§ **PROBLEM DESCRIPTION**: Reproduce nothing but the lines from the one with "Output the Python" through the one with "import pandas as pd", exactly and with both ends. Omit pictures.

§ **PROVIDED RECORDS**:

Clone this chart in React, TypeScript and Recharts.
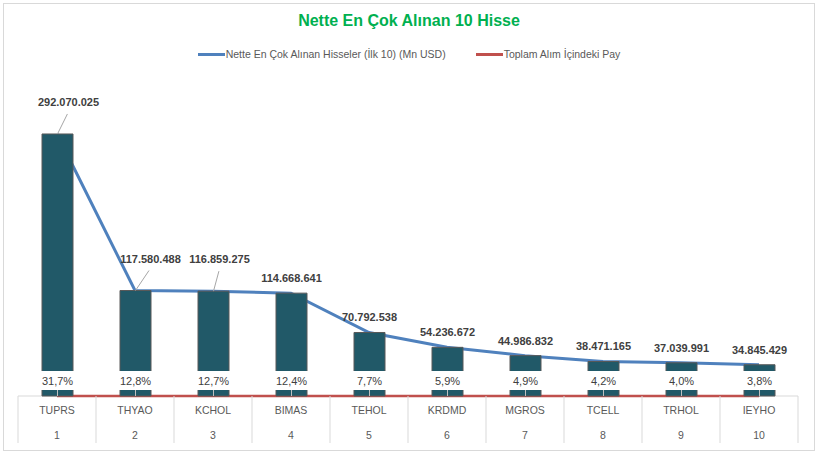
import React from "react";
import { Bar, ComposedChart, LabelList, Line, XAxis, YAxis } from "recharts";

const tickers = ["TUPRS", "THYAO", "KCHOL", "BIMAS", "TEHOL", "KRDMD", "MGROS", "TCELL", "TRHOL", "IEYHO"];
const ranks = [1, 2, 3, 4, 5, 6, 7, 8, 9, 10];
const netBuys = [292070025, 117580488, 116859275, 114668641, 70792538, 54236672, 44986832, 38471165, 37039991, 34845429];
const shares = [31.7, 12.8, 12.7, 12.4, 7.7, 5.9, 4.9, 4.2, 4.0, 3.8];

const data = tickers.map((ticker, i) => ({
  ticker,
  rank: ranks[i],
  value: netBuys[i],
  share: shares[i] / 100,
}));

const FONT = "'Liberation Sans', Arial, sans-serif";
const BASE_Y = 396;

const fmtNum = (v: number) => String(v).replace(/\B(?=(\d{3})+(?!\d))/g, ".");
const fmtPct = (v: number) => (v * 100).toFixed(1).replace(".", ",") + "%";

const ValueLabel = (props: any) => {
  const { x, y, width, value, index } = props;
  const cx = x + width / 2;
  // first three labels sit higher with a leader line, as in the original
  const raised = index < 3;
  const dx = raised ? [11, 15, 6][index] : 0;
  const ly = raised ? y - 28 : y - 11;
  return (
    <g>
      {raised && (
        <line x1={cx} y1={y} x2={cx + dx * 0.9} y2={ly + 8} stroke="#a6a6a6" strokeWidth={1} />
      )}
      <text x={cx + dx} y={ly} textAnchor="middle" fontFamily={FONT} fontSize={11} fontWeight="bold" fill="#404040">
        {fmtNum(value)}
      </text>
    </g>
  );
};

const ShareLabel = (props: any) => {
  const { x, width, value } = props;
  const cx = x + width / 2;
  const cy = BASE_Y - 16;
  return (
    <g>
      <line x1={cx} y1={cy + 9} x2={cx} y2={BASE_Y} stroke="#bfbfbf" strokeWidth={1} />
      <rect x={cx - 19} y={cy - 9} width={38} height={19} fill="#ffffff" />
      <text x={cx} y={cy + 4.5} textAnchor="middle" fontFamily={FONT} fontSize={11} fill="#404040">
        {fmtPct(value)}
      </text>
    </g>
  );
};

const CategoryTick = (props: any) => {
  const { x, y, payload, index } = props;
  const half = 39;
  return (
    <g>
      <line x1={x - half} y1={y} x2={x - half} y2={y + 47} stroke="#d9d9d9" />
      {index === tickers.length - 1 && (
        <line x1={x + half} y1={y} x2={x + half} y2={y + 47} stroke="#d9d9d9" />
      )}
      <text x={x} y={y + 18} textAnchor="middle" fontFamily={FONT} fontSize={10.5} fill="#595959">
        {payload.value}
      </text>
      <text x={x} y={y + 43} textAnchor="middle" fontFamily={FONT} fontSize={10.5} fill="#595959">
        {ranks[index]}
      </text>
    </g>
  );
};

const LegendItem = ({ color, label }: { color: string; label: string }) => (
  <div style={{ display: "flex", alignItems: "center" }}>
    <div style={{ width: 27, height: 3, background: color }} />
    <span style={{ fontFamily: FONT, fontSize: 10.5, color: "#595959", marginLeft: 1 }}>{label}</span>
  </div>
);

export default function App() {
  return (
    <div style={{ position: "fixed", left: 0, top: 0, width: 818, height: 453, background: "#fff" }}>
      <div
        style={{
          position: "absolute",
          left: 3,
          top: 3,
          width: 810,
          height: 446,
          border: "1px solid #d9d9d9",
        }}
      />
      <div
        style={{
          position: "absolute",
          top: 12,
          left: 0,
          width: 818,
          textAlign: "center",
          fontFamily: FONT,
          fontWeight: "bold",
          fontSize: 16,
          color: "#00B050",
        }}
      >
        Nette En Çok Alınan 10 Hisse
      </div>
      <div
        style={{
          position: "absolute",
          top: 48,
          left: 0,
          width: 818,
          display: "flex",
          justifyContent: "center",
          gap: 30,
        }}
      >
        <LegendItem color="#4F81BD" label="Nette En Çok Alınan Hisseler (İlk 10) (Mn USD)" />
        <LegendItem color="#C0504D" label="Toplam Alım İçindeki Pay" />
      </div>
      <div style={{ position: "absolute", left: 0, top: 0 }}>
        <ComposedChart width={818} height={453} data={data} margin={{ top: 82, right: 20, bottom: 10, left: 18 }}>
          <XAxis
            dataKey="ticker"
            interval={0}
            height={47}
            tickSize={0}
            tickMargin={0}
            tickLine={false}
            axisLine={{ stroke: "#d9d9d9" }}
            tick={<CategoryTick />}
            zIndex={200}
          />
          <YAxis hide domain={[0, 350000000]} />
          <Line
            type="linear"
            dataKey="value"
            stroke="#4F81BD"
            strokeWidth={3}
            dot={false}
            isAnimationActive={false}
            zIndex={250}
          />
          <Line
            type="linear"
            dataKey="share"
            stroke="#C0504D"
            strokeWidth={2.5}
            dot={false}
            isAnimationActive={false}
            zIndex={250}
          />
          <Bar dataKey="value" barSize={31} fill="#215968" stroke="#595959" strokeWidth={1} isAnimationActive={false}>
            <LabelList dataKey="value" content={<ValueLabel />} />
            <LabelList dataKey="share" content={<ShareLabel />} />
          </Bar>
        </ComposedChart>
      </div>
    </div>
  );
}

...

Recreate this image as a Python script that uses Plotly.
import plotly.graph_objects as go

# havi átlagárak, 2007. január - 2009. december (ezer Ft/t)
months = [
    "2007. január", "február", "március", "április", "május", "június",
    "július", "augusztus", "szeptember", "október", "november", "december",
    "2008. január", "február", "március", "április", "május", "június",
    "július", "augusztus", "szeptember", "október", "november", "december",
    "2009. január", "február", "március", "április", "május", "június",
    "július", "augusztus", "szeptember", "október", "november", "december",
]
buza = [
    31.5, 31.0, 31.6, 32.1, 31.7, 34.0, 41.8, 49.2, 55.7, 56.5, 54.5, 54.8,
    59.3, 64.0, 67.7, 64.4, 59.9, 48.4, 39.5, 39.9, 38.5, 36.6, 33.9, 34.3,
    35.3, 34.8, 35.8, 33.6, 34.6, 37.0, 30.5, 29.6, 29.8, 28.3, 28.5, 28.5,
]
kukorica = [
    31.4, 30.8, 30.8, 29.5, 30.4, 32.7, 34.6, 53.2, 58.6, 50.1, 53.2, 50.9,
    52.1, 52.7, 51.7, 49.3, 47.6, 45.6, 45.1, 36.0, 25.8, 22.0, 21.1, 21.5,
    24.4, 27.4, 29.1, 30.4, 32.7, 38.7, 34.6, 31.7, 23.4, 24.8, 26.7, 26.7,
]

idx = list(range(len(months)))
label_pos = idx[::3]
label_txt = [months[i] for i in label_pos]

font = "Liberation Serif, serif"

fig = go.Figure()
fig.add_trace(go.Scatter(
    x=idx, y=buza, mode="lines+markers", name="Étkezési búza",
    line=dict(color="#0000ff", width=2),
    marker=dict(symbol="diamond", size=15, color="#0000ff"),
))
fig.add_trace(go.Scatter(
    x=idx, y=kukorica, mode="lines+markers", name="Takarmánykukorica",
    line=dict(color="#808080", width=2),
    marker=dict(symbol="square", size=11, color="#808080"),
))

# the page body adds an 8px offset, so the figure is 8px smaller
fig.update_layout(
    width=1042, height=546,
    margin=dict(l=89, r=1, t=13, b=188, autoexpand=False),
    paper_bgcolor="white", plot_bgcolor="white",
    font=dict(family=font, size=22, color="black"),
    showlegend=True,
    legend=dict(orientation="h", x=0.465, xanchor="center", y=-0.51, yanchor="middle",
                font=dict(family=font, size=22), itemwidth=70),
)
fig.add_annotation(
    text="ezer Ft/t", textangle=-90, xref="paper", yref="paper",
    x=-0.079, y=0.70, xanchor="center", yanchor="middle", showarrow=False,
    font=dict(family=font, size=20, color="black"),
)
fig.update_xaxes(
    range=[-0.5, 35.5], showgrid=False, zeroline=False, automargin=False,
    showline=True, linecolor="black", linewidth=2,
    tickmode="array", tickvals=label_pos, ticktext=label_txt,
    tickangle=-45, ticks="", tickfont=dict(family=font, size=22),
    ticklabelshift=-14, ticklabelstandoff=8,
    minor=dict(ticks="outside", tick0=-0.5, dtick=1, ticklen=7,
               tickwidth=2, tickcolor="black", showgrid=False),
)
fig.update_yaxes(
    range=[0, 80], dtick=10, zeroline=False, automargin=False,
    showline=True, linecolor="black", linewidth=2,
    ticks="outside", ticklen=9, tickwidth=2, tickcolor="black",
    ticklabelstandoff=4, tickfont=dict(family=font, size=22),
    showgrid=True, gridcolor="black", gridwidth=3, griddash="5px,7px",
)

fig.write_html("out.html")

--

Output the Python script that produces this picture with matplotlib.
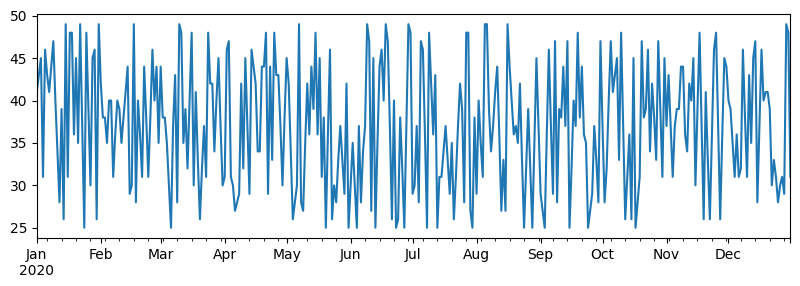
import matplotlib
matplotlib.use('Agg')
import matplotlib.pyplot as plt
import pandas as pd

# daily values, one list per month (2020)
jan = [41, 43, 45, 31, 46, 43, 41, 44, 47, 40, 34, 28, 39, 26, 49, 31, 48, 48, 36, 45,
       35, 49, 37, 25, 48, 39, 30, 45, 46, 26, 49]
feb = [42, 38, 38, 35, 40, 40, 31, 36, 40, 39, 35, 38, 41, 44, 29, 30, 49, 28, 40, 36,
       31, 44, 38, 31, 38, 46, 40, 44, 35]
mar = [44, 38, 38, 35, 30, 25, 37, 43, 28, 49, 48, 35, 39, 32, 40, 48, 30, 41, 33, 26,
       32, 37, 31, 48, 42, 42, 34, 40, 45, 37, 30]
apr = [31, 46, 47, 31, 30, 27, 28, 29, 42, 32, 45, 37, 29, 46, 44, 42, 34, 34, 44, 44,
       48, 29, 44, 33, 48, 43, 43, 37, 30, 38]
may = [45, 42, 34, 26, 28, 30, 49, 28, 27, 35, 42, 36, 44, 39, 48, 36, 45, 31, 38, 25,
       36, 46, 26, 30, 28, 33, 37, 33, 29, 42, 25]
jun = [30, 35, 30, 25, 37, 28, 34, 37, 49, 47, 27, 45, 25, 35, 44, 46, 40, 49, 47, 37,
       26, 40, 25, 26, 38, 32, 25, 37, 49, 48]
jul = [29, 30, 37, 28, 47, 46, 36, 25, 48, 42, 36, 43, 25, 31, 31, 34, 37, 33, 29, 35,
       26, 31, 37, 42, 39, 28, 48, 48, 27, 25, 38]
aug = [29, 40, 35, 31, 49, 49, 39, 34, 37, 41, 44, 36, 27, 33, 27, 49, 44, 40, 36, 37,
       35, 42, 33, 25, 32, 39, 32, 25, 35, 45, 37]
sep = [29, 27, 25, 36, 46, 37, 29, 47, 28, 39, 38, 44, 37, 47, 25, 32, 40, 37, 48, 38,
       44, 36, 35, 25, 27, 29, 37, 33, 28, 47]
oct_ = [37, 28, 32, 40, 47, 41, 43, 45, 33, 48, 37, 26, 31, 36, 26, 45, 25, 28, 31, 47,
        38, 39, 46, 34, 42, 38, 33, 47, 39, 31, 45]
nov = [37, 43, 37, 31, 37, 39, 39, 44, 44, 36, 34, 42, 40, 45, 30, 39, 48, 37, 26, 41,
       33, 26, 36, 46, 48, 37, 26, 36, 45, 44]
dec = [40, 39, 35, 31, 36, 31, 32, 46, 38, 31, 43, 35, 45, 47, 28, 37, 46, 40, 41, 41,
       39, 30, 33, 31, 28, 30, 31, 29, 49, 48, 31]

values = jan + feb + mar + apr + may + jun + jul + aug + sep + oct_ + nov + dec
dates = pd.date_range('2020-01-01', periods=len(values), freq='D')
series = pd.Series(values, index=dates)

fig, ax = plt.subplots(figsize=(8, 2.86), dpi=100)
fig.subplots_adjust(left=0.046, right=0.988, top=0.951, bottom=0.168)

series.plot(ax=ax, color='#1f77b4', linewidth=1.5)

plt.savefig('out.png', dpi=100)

§ **SOLVED EXERCISE**:
Output the Python script that produces this picture with matplotlib.
import matplotlib
matplotlib.use('Agg')
import matplotlib.pyplot as plt
import pandas as pd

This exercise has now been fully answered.